As part of this, the company “will remove Dropbox’s encryption from the files before providing them to law enforcement.” Standard fare legal terms typical for such a service, right?

Yes, but there’s just one problem: Dropbox isn’t supposed to be able to do this. As noted by software developer Miguel de Icaza, who started the GNOME project, Dropbox has previously created the impression that it can’t access user files even if it wants to.

In addition to promoting the fact that “All files stored on Dropbox are encrypted“, it tells prospective users that “Dropbox employees are unable to view user
files.
” This is reiterated over and over again: “Dropbox employees aren’t able to access user files, and when troubleshooting
an account they only have access to file metadata (filenames, file sizes, etc.,
not the file contents)
“.

To lay users in particular, the message seems clear: “your files are safe with us, and even we can’t access them“.

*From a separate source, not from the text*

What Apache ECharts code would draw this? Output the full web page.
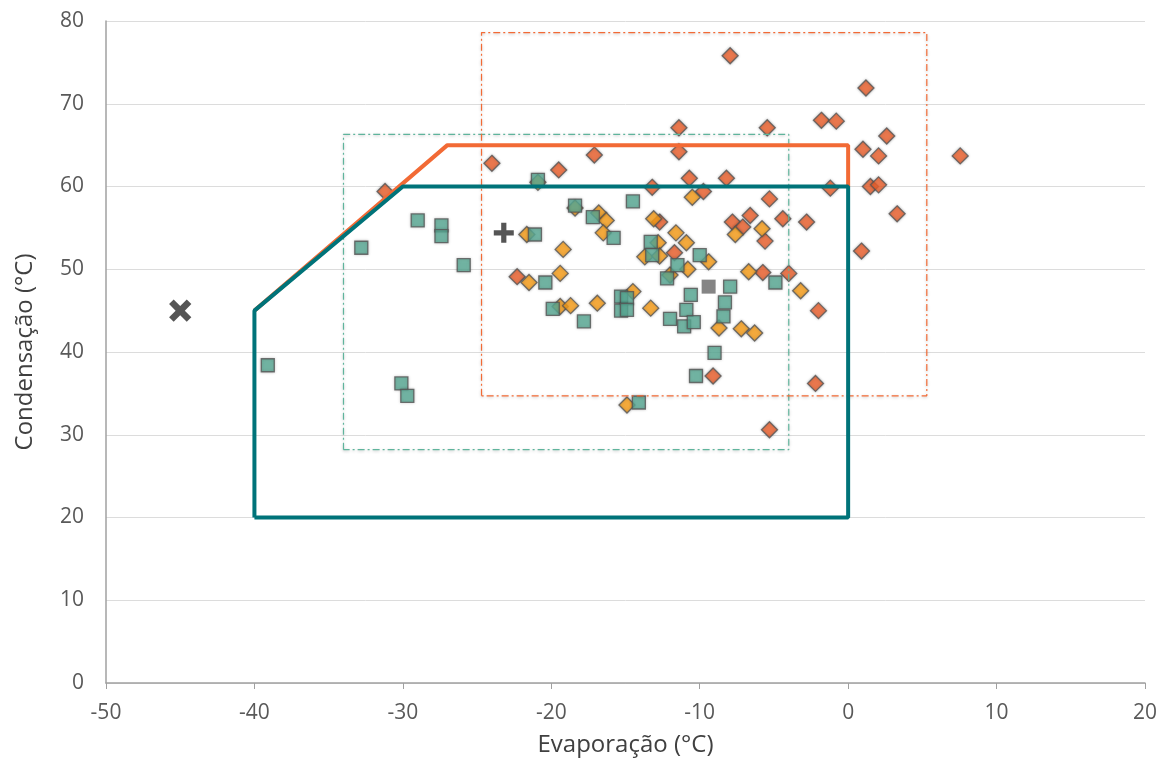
<!DOCTYPE html>
<html><head><meta charset="utf-8">
<script src="https://cdn.jsdelivr.net/npm/echarts@6/dist/echarts.min.js"></script>
<style>html,body{margin:0;padding:0;background:#fff}#c{width:1165px;height:762px}</style>
</head><body><div id="c"></div>
<script>
const xTicks = [-50, 20, 10];
const yTicks = [0, 80, 10];
const xTitle = 'Evaporação (°C)';
const yTitle = 'Condensação (°C)';

const tealSquares = [
 [-39.1,38.4],[-32.8,52.6],[-30.1,36.2],[-29.7,34.7],[-29.0,55.9],[-27.4,55.3],[-27.4,54.0],
 [-25.9,50.5],[-20.9,60.8],[-21.1,54.2],[-20.4,48.4],[-19.9,45.2],[-18.4,57.7],[-17.2,56.3],
 [-17.8,43.7],[-15.8,53.8],[-14.5,58.2],[-15.3,46.7],[-14.9,46.5],[-15.3,45.0],[-14.9,45.1],
 [-14.1,33.9],[-13.3,53.3],[-13.2,51.7],[-12.2,48.9],[-12.0,44.0],[-11.5,50.5],[-11.05,43.1],
 [-10.9,45.1],[-10.6,46.9],[-10.4,43.6],[-10.25,37.1],[-10.0,51.7],[-9.0,39.9],[-8.4,44.3],
 [-8.3,46.0],[-7.95,47.9],[-4.9,48.4]
];
const goldDiamonds = [
 [-21.65,54.2],[-20.9,60.5],[-21.5,48.4],[-19.2,52.4],[-19.4,49.5],[-19.4,45.5],[-18.7,45.6],
 [-18.4,57.4],[-16.8,56.8],[-16.3,55.9],[-16.5,54.4],[-16.9,45.9],[-14.9,33.6],[-14.5,47.3],
 [-13.7,51.5],[-13.3,45.3],[-13.1,56.1],[-12.8,53.2],[-12.7,51.6],[-12.0,49.3],[-11.6,54.4],
 [-10.9,53.2],[-10.8,50.0],[-10.5,58.7],[-9.4,50.9],[-8.7,42.9],[-7.6,54.2],[-7.2,42.8],
 [-6.7,49.7],[-6.3,42.3],[-5.8,54.9],[-3.2,47.4]
];
const redDiamonds = [
 [-31.2,59.4],[-24.0,62.8],[-22.3,49.1],[-19.5,62.0],[-17.1,63.8],[-13.2,59.9],[-12.7,55.7],
 [-11.7,52.0],[-11.4,67.1],[-11.4,64.2],[-10.7,61.0],[-9.75,59.4],[-9.1,37.1],[-8.2,61.0],
 [-7.95,75.8],[-7.8,55.7],[-7.1,55.1],[-6.6,56.5],[-5.75,49.6],[-5.6,53.4],[-5.45,67.1],
 [-5.3,58.5],[-5.3,30.6],[-4.4,56.1],[-4.0,49.5],[-2.8,55.7],[-2.2,36.2],[-2.0,45.0],
 [-1.8,68.0],[-1.2,59.8],[-0.8,67.9],[0.9,52.2],[1.0,64.5],[1.2,71.9],[1.5,60.0],
 [2.05,63.7],[2.05,60.2],[2.6,66.1],[3.3,56.7],[7.55,63.7]
];
const crossPoint = [[-45,45]];
const plusPoint = [[-23.2,54.4]];
const graySquare = [[-9.4,47.9]];

const tealEnvelope = [[-40,20],[-40,45],[-30,60],[0,60],[0,20],[-40,20]];
const orangeEnvelope = [[-40,45],[-27,65],[0,65],[0,60]];
const tealRect = [[-34,28.2],[-34,66.3],[-4,66.3],[-4,28.2],[-34,28.2]];
const orangeRect = [[-24.7,34.7],[-24.7,78.6],[5.3,78.6],[5.3,34.7],[-24.7,34.7]];

const FONT = 'Open Sans';
const plusPath = 'path://M3.7,0h2.6v3.7h3.7v2.6h-3.7v3.7h-2.6v-3.7h-3.7v-2.6h3.7z';

function markerStyle(color){
  return {color: color, borderColor:'#555555', borderWidth:1.3,
          shadowBlur:3, shadowColor:'rgba(0,0,0,0.3)'};
}
function lineSeries(data, color, width, type, shadow){
  return {type:'line', data:data, symbol:'none', silent:true, animation:false,
    lineStyle:{color:color, width:width, type:type,
      shadowBlur: shadow?3:0, shadowColor:'rgba(0,0,0,0.25)', shadowOffsetY: shadow?1:0}};
}

const chart = echarts.init(document.getElementById('c'));
chart.setOption({
  animation:false,
  grid:{left:106, right:20, top:21, bottom:79},
  xAxis:{type:'value', min:xTicks[0], max:xTicks[1], interval:xTicks[2],
    name:xTitle, nameLocation:'middle', nameGap:50,
    nameTextStyle:{fontFamily:FONT, fontSize:24, color:'#404040'},
    axisLine:{onZero:false, lineStyle:{color:'#a0a0a0', width:1.5}},
    axisTick:{show:true, length:6, lineStyle:{color:'#a0a0a0'}},
    axisLabel:{fontFamily:FONT, fontSize:21, color:'#595959', margin:20},
    splitLine:{show:false}},
  yAxis:{type:'value', min:yTicks[0], max:yTicks[1], interval:yTicks[2],
    name:yTitle, nameLocation:'middle', nameGap:69,
    nameTextStyle:{fontFamily:FONT, fontSize:24, color:'#404040'},
    axisLine:{show:true, onZero:false, lineStyle:{color:'#a0a0a0', width:1.5}},
    axisTick:{show:false},
    axisLabel:{fontFamily:FONT, fontSize:21, color:'#595959', margin:22},
    splitLine:{show:true, lineStyle:{color:'#dcdcdc', width:1}}},
  series:[
    lineSeries(tealRect, '#5FB49C', 1.2, [7,3,2,3], true),
    lineSeries(orangeRect, '#F26A35', 1.2, [7,3,2,3], true),
    lineSeries(orangeEnvelope, '#F26A35', 4, 'solid', false),
    lineSeries(tealEnvelope, '#007379', 4, 'solid', false),
    {type:'scatter', data:redDiamonds, symbol:'diamond', symbolSize:16, itemStyle:markerStyle('#F26430')},
    {type:'scatter', data:goldDiamonds, symbol:'diamond', symbolSize:16, itemStyle:markerStyle('#FFA21A')},
    {type:'scatter', data:tealSquares, symbol:'rect', symbolSize:13, itemStyle:markerStyle('#5BAE98')},
    {type:'scatter', data:graySquare, symbol:'rect', symbolSize:14, itemStyle:{color:'#666666'}},
    {type:'scatter', data:plusPoint, symbol:plusPath, symbolSize:20, itemStyle:{color:'#2b2b2b'}},
    {type:'scatter', data:crossPoint, symbol:plusPath, symbolSize:25, symbolRotate:45, itemStyle:{color:'#2b2b2b'}}
  ]
});
</script>
</body></html>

Obviously, this issue is somewhat academic, as most users aren’t going to find themselves the subject of a legal process. But it does call into question how Dropbox promotes itself. At a minimum, it seems fair to say that it is being misleading in how it presents its security features.

That’s a bad strategy for a company with a lot of potential. Already, Dropbox’s Terms of Service change is only serving to highlight serious questions about the company’s entire security architecture, and it provides an opening for companies that are more transparent about theirs. Will this put a dent in its growth? Probably not, at least in the immediate term.

But as we’ve seen, where there’s a vulnerability, there’s a way, and if and when a Dropbox security issue emerges in the real world, Dropbox may learn the hard way that users are a lot less forgiving when they feel like they’ve been misled.